Despite Warner Bros. Discovery (WBD) reporting weaker-than-expected first-quarter earnings, missing on both the top and bottom lines, the company recently announced a new bundle option that has sparked optimism. WBD plans to go in on a streaming bundle partnership with Disney (DIS).

To shed light on why WBD's streaming initiative could potentially add value, Bank of America Securities Senior US Media and Entertainment Analyst Jessica Reif Ehrlich joins Catalysts.

Ehrlich acknowledges that while WBD did miss revenue and earnings estimates, its performance on the direct-to-consumer side was "pretty solid." She further expresses her belief that "the best is yet to come," particularly with Max. Ehrlich notes that Max is rolling out globally and is now focused on adding more original content and shows to its lineup.
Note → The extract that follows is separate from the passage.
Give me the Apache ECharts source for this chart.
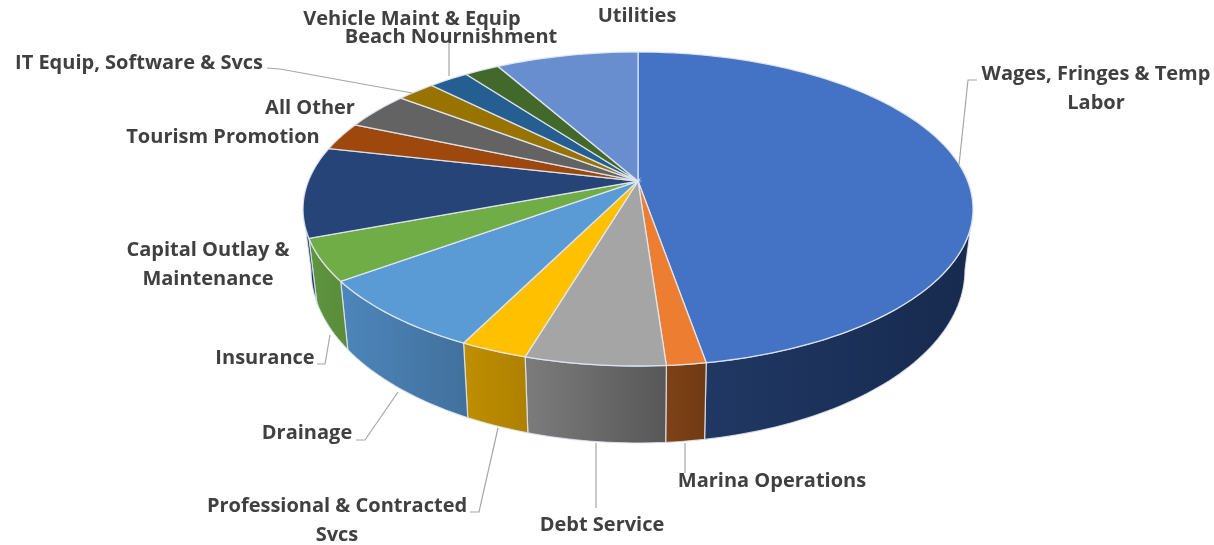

Regarding the bundle announcement, Ehrlich views it as "a trend that will continue." The analyst argues that bundling "decreases churn," as it keeps individuals engaged on a certain platform due to the vast array of content available for consumption, making this move "very positive."

When it comes to the deal talks between Paramount Global (PARA) and Sony (SONY) and Apollo Global Management (APO), Ehrlich adopts a cautious stance, suggesting a "wait-and-see" approach to determining the outcome. "There's a lot of questions, and no one is speaking publicly at this point," she remarks, highlighting the uncertainty surrounding these negotiations.

Note: Apollo Global Management is Yahoo's parent company.